### What is being asked
Provide a single number: the count of lines containing the string "that".

### Material

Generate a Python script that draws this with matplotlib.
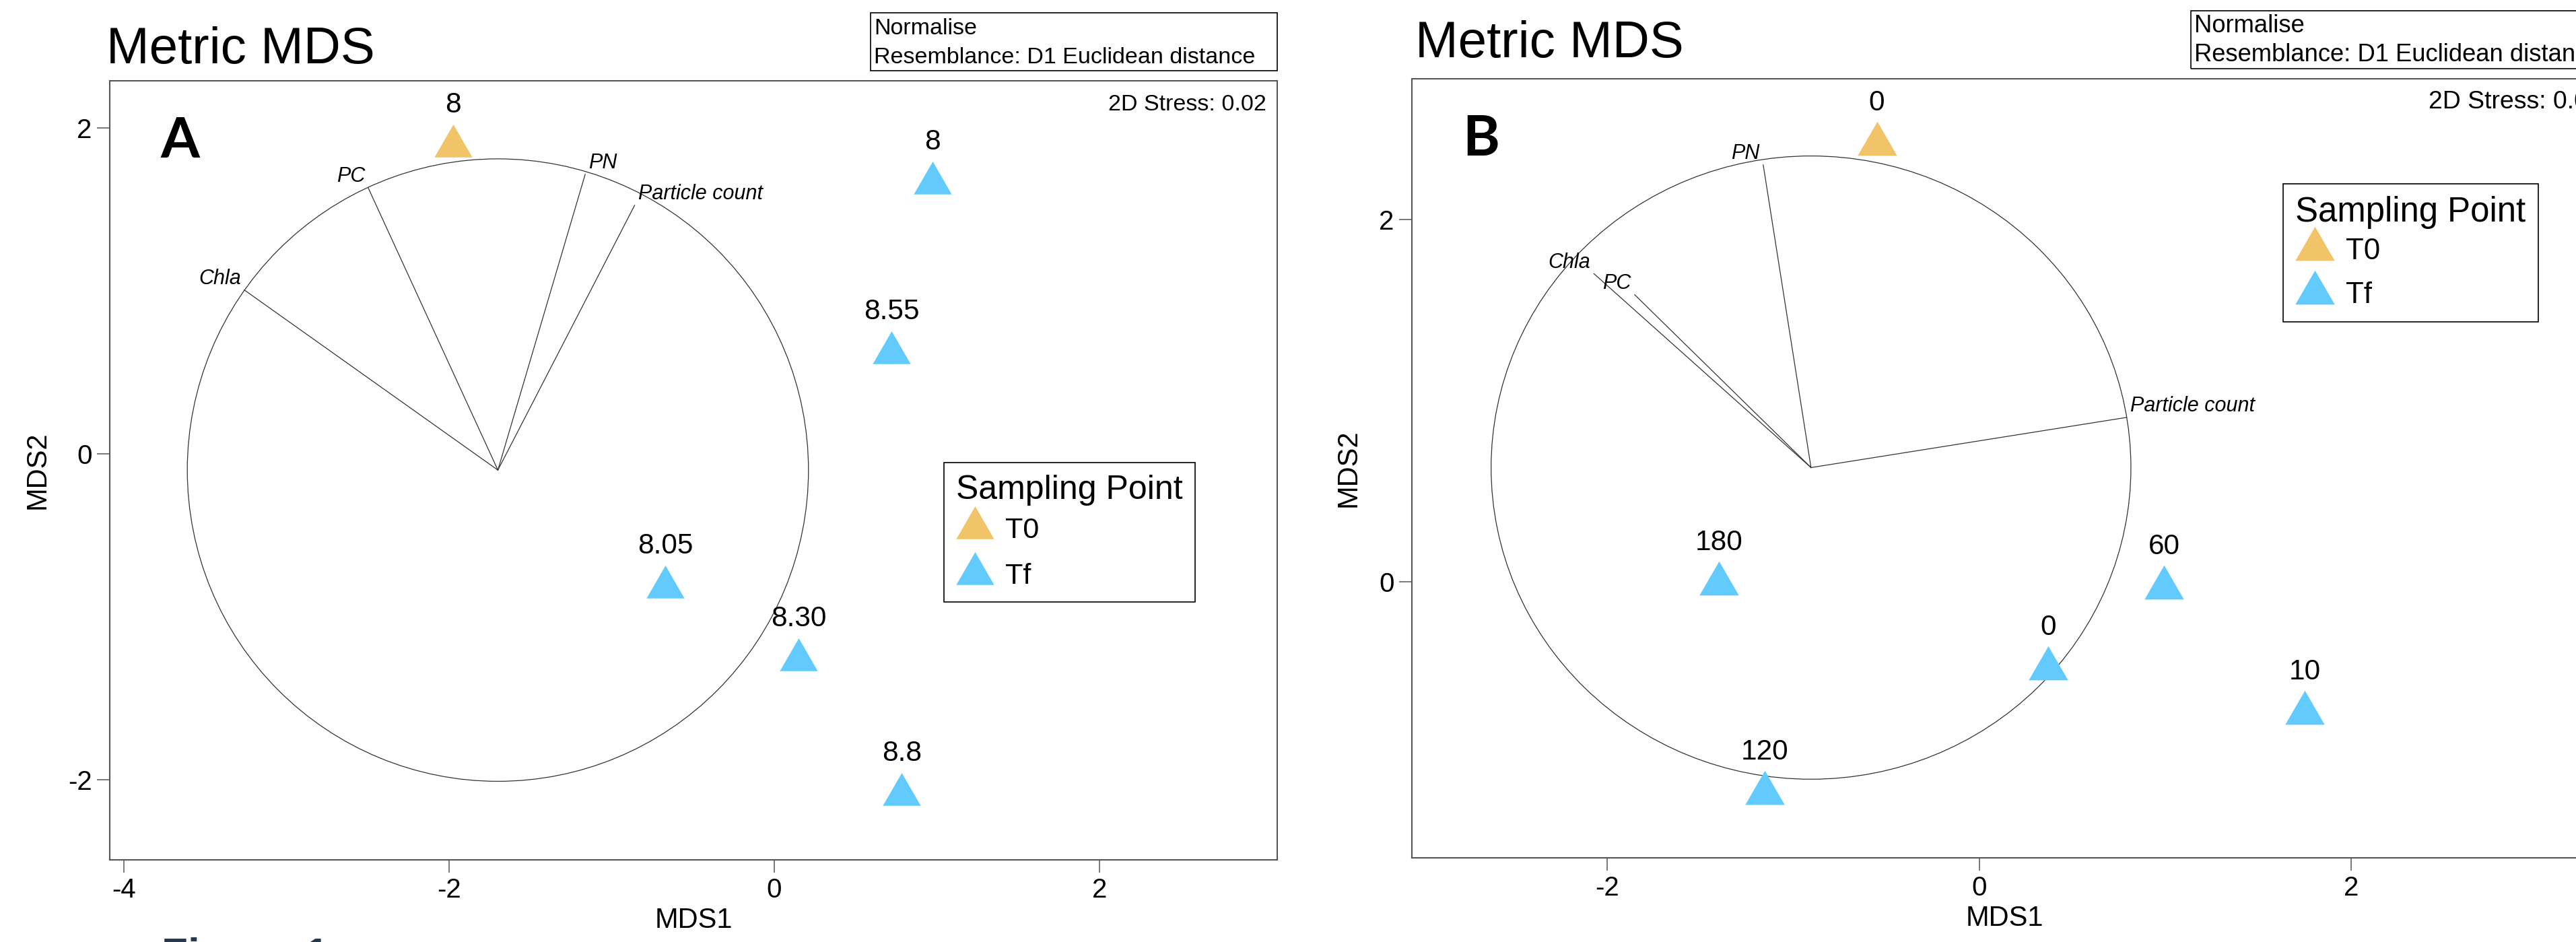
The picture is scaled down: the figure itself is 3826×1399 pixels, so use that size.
import matplotlib
matplotlib.use("Agg")
import matplotlib.pyplot as plt
from matplotlib.lines import Line2D
from matplotlib.patches import Circle, Rectangle

plt.rcParams["font.family"] = ["Liberation Sans", "DejaVu Sans"]

W, H = 3826, 1399

# Panel A data (MDS coordinates)
a_labels = ["8", "8", "8.55", "8.05", "8.30", "8.8"]
a_group = ["T0", "Tf", "Tf", "Tf", "Tf", "Tf"]
a_x = [-1.975, 0.974, 0.722, -0.671, 0.149, 0.783]
a_y = [1.888, 1.659, 0.620, -0.818, -1.264, -2.091]
a_vec_names = ["Chla", "PC", "PN", "Particle count"]
a_vec_x = [-3.259, -2.497, -1.163, -0.859]
a_vec_y = [1.005, 1.631, 1.715, 1.525]
a_center = (-1.70, -0.10)
a_radius = 1.91

# Panel B data
b_labels = ["0", "180", "120", "0", "60", "10"]
b_group = ["T0", "Tf", "Tf", "Tf", "Tf", "Tf"]
b_x = [-0.551, -1.401, -1.154, 0.370, 0.994, 1.750]
b_y = [2.416, -0.013, -1.167, -0.480, -0.034, -0.727]
b_vec_names = ["Chla", "PC", "PN", "Particle count"]
b_vec_x = [-2.072, -1.853, -1.162, 0.793]
b_vec_y = [1.699, 1.583, 2.300, 0.906]
b_center = (-0.905, 0.629)
b_radius = 1.72

groups = ["T0", "Tf"]
colors = {"T0": "#F2C46A", "Tf": "#62CAFD"}
TRI = [(0, 1), (-0.866, -0.5), (0.866, -0.5)]


def fx(px):
    return px / W


def fy(py):
    return 1 - py / H


fig = plt.figure(figsize=(W / 100, H / 100), dpi=100)


def draw_panel(box, xlim, ylim, xticks, yticks, letter, labels, grp, xs, ys,
               vnames, vx, vy, center, radius, ms, leg_xy, info_xy, title_xy,
               k=1.0, k_info=1.0, k_stress=1.0, spacing=0.66, sep=12):
    l, t, r, b = box
    ax = fig.add_axes([fx(l), fy(b), (r - l) / W, (b - t) / H])
    ax.set_xlim(xlim)
    ax.set_ylim(ylim)
    ax.set_xticks(xticks)
    ax.set_yticks(yticks)
    ax.set_xticklabels([str(v) for v in xticks])
    ax.set_yticklabels([str(v) for v in yticks])
    ax.tick_params(length=14, width=1.1, color="#555555", labelsize=29, pad=5)
    for sp in ax.spines.values():
        sp.set_color("#555555")
        sp.set_linewidth(1.5)
    ax.set_xlabel("MDS1", fontsize=30, labelpad=4)
    ax.set_ylabel("MDS2", fontsize=30, labelpad=18)

    # vector circle and loadings
    ax.add_patch(Circle(center, radius, fill=False, ec="#333333", lw=0.9))
    for name, ex, ey in zip(vnames, vx, vy):
        ax.plot([center[0], ex], [center[1], ey], color="#333333", lw=0.9)
        dx = ex - center[0]
        ax.annotate(name, (ex, ey), xytext=(-5 if dx < 0 else 5, 9),
                    textcoords="offset pixels", ha="right" if dx < 0 else "left",
                    va="baseline", fontsize=22, style="italic")

    # samples
    for g in groups:
        px = [x for x, gg in zip(xs, grp) if gg == g]
        py = [y for y, gg in zip(ys, grp) if gg == g]
        ax.plot(px, py, ls="none", marker=TRI, ms=ms, mfc=colors[g], mec="none",
                zorder=3)
    for lab, x, y in zip(labels, xs, ys):
        ax.annotate(lab, (x, y), xytext=(0, 50), textcoords="offset pixels",
                    ha="center", va="baseline", fontsize=30.5)

    ax.annotate(letter, (0, 1), xycoords="axes fraction", xytext=(75, -114),
                textcoords="offset pixels", ha="left", va="baseline",
                fontsize=60, fontweight="bold", family=["Lato", "DejaVu Sans"])
    ax.annotate("2D Stress: 0.02", (1, 1), xycoords="axes fraction",
                xytext=(-251, -44), textcoords="offset pixels", ha="left",
                va="baseline", fontsize=24.5 * k_stress)

    handles = [Line2D([], [], ls="none", marker=TRI, ms=ms, mfc=colors[g],
                      mec="none", label=g) for g in groups]
    leg = ax.legend(handles=handles, loc="upper left",
                    bbox_to_anchor=(fx(leg_xy[0]), fy(leg_xy[1])),
                    bbox_transform=fig.transFigure, borderaxespad=0,
                    fancybox=False, framealpha=1, edgecolor="black",
                    title="Sampling Point", title_fontsize=36 * k,
                    fontsize=31 * k, handlelength=1.3, handletextpad=0.4,
                    labelspacing=spacing, borderpad=0.42)
    leg._legend_box.align = "left"
    leg._legend_box.sep = sep
    leg.get_frame().set_linewidth(1.2)

    # header: title and info box
    fig.text(fx(title_xy[0]), fy(title_xy[1]), "Metric MDS", fontsize=55,
             va="baseline", ha="left")
    ix, iy = info_xy
    fig.add_artist(Rectangle((fx(ix), fy(iy + 86)), 604 * k_info / W, 86 / H,
                             transform=fig.transFigure, fill=False,
                             ec="black", lw=1.2))
    fig.text(fx(ix + 5), fy(iy + 32), "Normalise", fontsize=24.5 * k_info,
             va="baseline")
    fig.text(fx(ix + 5), fy(iy + 75), "Resemblance: D1 Euclidean distance",
             fontsize=24.5 * k_info, va="baseline")
    return ax


draw_panel((163, 120, 1897, 1277), (-4.087, 3.093), (-2.492, 2.289),
           [-4, -2, 0, 2], [-2, 0, 2], "A", a_labels, a_group, a_x, a_y,
           a_vec_names, a_vec_x, a_vec_y, a_center, a_radius, 46.8,
           (1402, 687), (1293, 19), (158, 94))

draw_panel((2097, 117, 3858, 1274), (-3.051, 3.324), (-1.525, 2.775),
           [-2, 0, 2], [0, 2], "B", b_labels, b_group, b_x, b_y,
           b_vec_names, b_vec_x, b_vec_y, b_center, b_radius, 48.6,
           (3391, 273), (3254, 16), (2102, 85), k=1.02, k_info=1.07,
           k_stress=1.1, spacing=0.55, sep=9)

fig.text(fx(240), fy(1392), "Figure 1", fontsize=46, fontweight="bold",
         color="#26384d", va="top", ha="left")

fig.savefig("out.png", dpi=100)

### Exercise result
2